Je vais beaucoup mieux que mes copains morts, l’humour noir et vie de Viviane Chocas
Après le succès de “Bazar Magyar” (2006) où la quête des origines passait par la nourriture, Viviane Chocas publie en ce début d’année 2012 un deuxième roman chez Héloïse d’Ormesson. Cette fois-ci c’est plutôt l’expérience et l’âge des retraités dont elle s’occupe, qui vont permettre à la jeune Blanche de retrouver la trace du père. Un roman vibrant et drôle.
La vingtaine à peine passée, Blanche est seule au monde et consacre sa vie à animer des ateliers dans une maison de retraite. Un peu timorée en engageant la discussion avec la dizaine de pensionnaires ridés et généreux qu’elle est censée “organiser”, elle prend peu à peu de l’assurance et les sujets de conversations deviennent de plus en plus intimes. Tout ceci donne un sens fort à son existence un peu étrange, oscillant entre ces grands placards de passé qui se déversent sur sa poitrine et ses ébats amoureux avec un jeune-homme qu’elle connaît à peine mais autour duquel elle s’enroule comme si elle l’avait toujours connu…

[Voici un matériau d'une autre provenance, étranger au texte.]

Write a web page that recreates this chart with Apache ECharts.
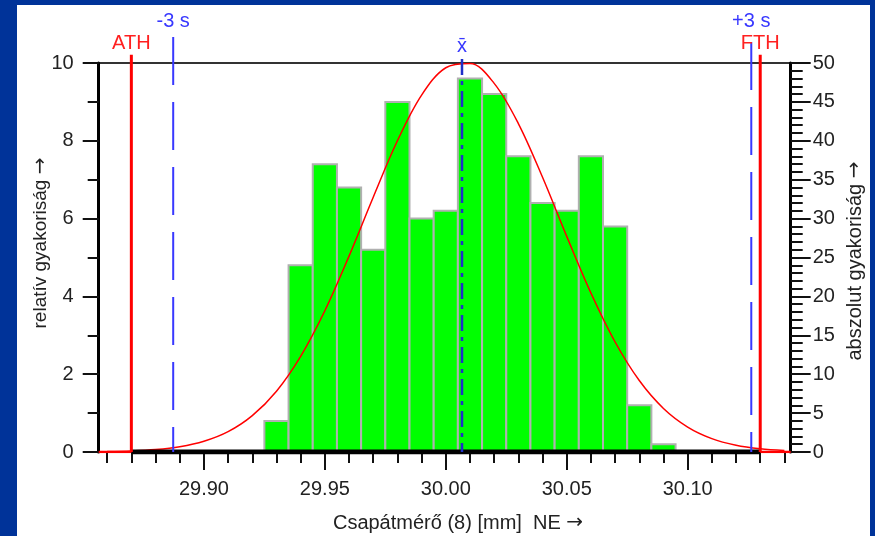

Avec infiniment de tendresse et tout autant de talent dans l’élégance du style, Viviane Chocas esquisse en contrepoint les vies encore battantes de “seniors” qui se sentent écoutés et celle débutante et encore balbutiante de son irrésistible héroïne. Il livre ouvert sur le passé et l’avenir, la quête de soi et la rencontre de l’autre, qui parvient entres-autres à incarner avec talent son personnage principal à travers des scènes de sexes sensuelles, originales et pétillantes. Jamais gnagnan, le livre a pour départ et pour titre un joli mot d’esprit de l’artiste François Morellet, qui donne le la de l’humour noir baigné de joie de vie que distille cette lecture. Un joli concentré de vitamines littéraires pour cet hiver.
Viviane Chocas, “Je vais beaucoup mieux que mes copains morts”, Eho, 180 p., 17 euros. Sortie le 12 janvier 2012.
“Dès leur première rencontre, Blanche avait jugé que Renée, quatre-vingt-treize ans, phrases rythmées, oeil vif, gestes déterminés, jouait un cran au-dessus des autres. Le groupe qu’elle fait travailler à la Maison des Roses réunit les deux sexes, des origines géographiques diverses, des camps politiques opposés, et toutes les classes sociales. Certains savent lire, d’autres pas. Certains ont fait la guerre dans le camp de la Résistance, d’autres se sont méchamment planqués. Il y a ceux qui se sont mariés, une, deux, trois fois même, ceux qui sont restés toute leur vie célibataires. Renée fait partie de celles qui ont eu des enfants“. p. 37.